Algebra glossary
Clear, one-line definitions of the Algebra terms used across the OgbonLab textbooks. Each entry links to the interactive sections where the idea is taught.
34 terms
- abelian
- A group is abelian when its operation is commutative: a · b = b · a for all elements a, b in the group.
- absolute value
- The distance of a number from zero on the number line, written |a|; always non-negative.
- associative
- An operation is associative when grouping does not matter: (a + b) + c = a + (b + c).
- character
- A group homomorphism from a group G to the multiplicative group ℂ*; the trace of an irreducible representation in representation theory.
- closed (under an operation)
- A set S is closed under an operation when applying the operation to elements of S always yields an element of S.
- closure
- A set is closed under an operation if applying that operation to any two elements gives a result in the set.
- See: Closures, Closures Again
- coefficient
- The constant multiplier of a term in a polynomial or algebraic expression.

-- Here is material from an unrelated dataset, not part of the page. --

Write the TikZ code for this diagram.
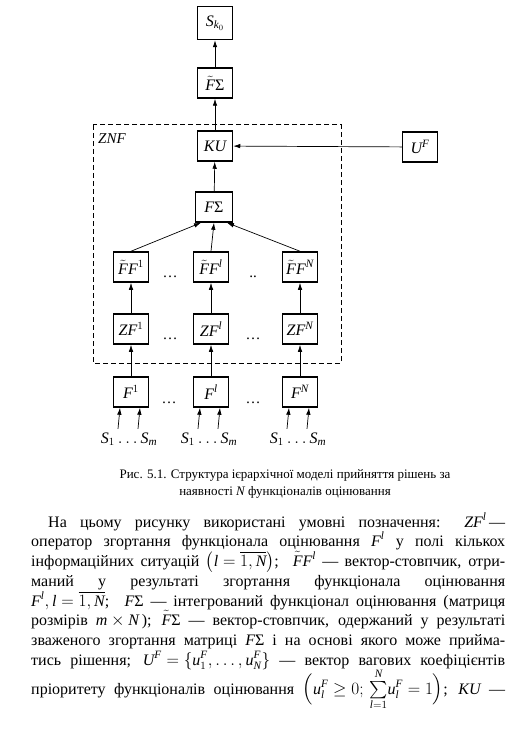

- See: Reflection & transmission coefficients, Acoustic impedance and reflection coefficients
- commutative
- An operation is commutative when the order of its operands does not matter: a + b = b + a.
- discriminant
- For ax² + bx + c = 0, the quantity b² - 4ac; determines the number and type of roots.
- distributive
- Multiplication distributes over addition: a(b + c) = ab + ac.
- equation
- A statement that two expressions are equal, typically containing one or more unknowns to solve for.
- See: The Heat Equation, The Wave Equation
- field
- A commutative ring in which every nonzero element has a multiplicative inverse; examples include ℚ, ℝ, ℂ, and ℤ/pℤ for prime p.
- field extension
- A field L containing K as a subfield, written L/K; its degree [L:K] is the dimension of L as a K-vector space.
- See: Fields, Field Extensions, and Galois Theory
- galois group
- The group Gal(L/K) of field automorphisms of L fixing K pointwise; encodes the symmetries of a field extension.
- group
- A set with an associative binary operation, an identity element, and inverses for every element; the basic object of abstract algebra.
- group homomorphism
- A map φ: G → H between groups satisfying φ(ab) = φ(a)φ(b); preserves identity and inverses.
- ideal
- A subset I of a ring R closed under addition and absorbing multiplication by R; the kernel of any ring homomorphism is an ideal.
- identity
- An equation that holds for every value of its variables, such as (a + b)² = a² + 2ab + b².
- identity element
- An element that leaves another unchanged under an operation; 0 for addition, 1 for multiplication.
- integral domain
- A commutative ring with 1 ≠ 0 and no zero divisors: ab = 0 implies a = 0 or b = 0. Examples: ℤ, any field.
- irreducible representation
- A representation of a group on a vector space with no proper nonzero invariant subspace; the building blocks of all representations.
- opposite
- For an integer a, the unique integer -a that satisfies a + (-a) = 0; same distance from zero on the opposite side.
- order of a group
- The cardinality |G| of the underlying set of a group G; finite groups have finite order.
- order of an element
- For g in a group, the smallest positive integer n with gⁿ = e, or infinity if no such n exists.
- polynomial
- An expression of the form a_n x^n + ... + a_1 x + a_0 with non-negative integer exponents and real (or complex) coefficients.
- See: Polynomial Functions
- principal ideal domain
- An integral domain in which every ideal is generated by a single element; examples include ℤ and k[x] for a field k.
- quadratic
- A polynomial or equation of degree 2, of the form ax² + bx + c with a ≠ 0.
- See: Solving Quadratic Equations
- reciprocal
- For a nonzero number a, the number 1/a satisfying a · (1/a) = 1; also called the multiplicative inverse.
- representation
- A group homomorphism ρ: G → GL(V) realizing G as linear transformations of a vector space V; the central object of representation theory.
- See: Group Actions and Representations, Linear Maps and Matrix Representations
- ring
- A set with addition and multiplication where addition forms an abelian group, multiplication is associative, and distributivity holds.
- root
- A value of x for which a polynomial or equation equals zero; also called a zero.
- solution
- A value (or set of values) that makes an equation or inequality true when substituted in.
- unique factorization domain
- An integral domain in which every nonzero non-unit factors uniquely (up to order and units) into irreducibles; ℤ and k[x] are examples.
- vieta's formulas
- Relations between the coefficients of a polynomial and sums/products of its roots; for x² + bx + c with roots r₁, r₂: r₁ + r₂ = -b and r₁r₂ = c.